(YOUR OBJECTIVE) Find each line with the word "this" and copy it.

LISTED RECORDS start

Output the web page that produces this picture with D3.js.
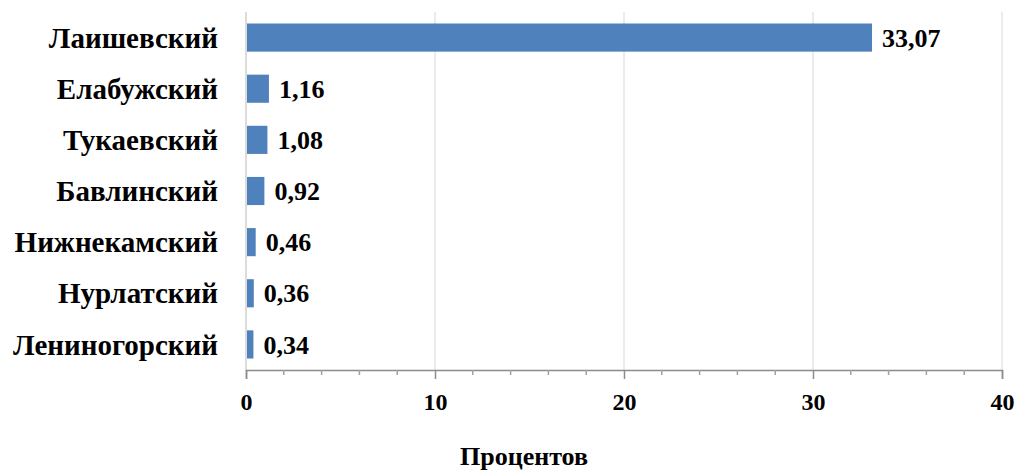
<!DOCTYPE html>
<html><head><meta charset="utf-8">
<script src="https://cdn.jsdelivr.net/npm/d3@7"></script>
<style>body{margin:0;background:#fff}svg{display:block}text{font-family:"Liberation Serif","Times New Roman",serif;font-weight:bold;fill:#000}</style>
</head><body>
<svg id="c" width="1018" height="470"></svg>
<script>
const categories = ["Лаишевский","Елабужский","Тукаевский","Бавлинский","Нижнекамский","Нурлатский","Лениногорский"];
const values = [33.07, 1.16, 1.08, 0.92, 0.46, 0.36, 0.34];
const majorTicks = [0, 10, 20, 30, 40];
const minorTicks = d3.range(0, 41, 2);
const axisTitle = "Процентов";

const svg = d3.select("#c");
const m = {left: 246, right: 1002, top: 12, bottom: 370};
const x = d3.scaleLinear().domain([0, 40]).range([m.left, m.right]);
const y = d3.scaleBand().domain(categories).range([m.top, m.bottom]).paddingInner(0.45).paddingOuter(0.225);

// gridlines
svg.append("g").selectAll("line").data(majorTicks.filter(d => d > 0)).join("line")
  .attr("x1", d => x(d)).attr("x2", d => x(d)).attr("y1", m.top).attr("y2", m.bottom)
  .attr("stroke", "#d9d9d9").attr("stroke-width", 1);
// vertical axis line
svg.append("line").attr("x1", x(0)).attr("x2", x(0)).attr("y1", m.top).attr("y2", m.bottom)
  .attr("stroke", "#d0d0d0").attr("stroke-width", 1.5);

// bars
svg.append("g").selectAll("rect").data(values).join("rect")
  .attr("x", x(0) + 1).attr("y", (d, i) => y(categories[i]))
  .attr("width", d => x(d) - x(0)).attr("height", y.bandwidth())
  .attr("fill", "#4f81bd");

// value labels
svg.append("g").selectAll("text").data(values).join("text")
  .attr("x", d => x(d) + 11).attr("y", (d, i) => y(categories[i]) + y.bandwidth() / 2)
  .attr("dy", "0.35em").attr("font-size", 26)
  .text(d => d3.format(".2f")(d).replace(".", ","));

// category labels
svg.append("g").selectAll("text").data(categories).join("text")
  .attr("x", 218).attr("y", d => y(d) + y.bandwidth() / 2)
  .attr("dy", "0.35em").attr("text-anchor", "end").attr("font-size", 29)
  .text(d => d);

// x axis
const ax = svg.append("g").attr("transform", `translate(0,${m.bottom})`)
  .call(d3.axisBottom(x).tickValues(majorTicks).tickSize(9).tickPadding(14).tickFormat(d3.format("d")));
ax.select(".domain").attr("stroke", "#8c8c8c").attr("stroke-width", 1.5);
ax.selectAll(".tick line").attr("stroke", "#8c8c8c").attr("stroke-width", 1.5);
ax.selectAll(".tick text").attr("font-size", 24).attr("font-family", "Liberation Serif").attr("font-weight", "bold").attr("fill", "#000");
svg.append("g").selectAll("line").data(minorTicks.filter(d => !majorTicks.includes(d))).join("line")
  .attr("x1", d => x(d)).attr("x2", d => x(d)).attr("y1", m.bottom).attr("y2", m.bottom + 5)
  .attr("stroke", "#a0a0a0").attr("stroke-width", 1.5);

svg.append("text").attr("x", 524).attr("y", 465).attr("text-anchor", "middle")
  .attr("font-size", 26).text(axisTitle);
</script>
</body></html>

LISTED RECORDS end
LISTED RECORDS start

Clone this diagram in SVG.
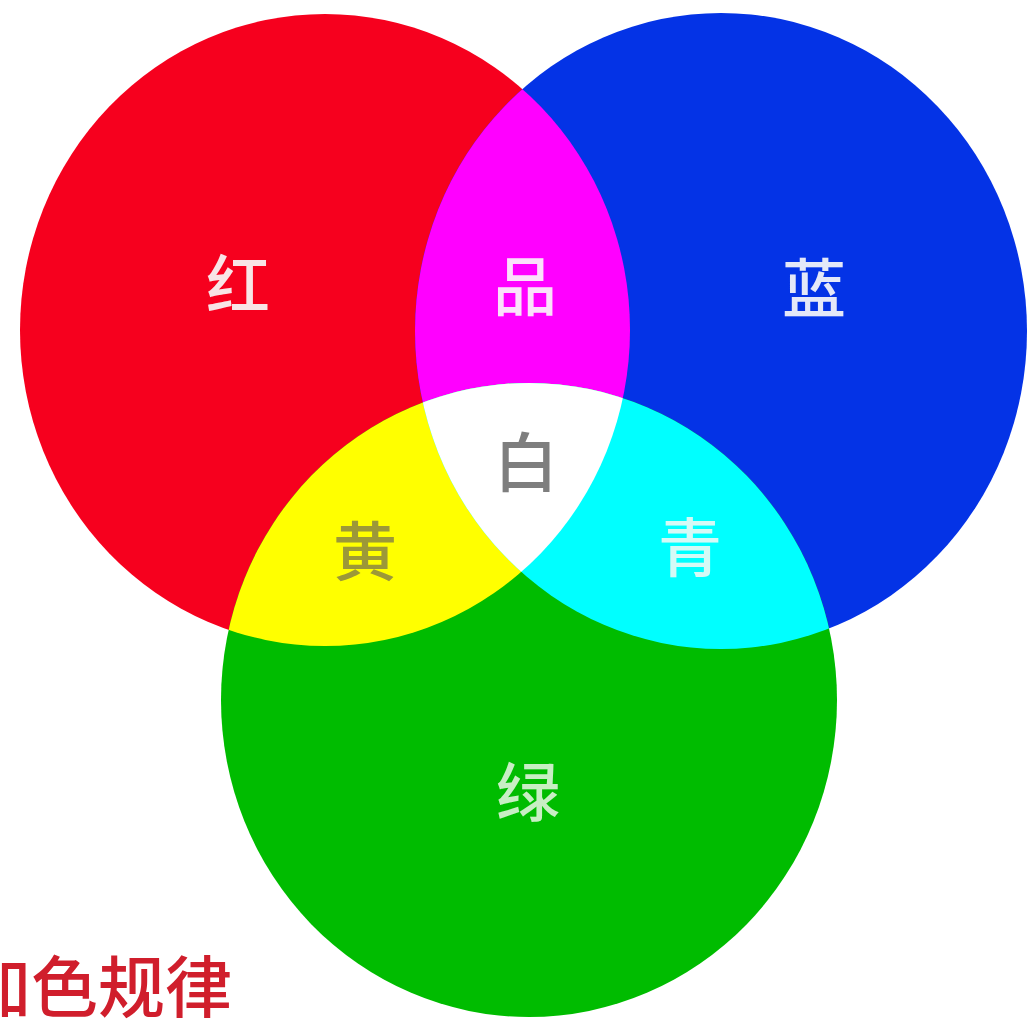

LISTED RECORDS end

(WRITTEN ANSWER)
Output the web page that produces this picture with D3.js.
Clone this diagram in SVG.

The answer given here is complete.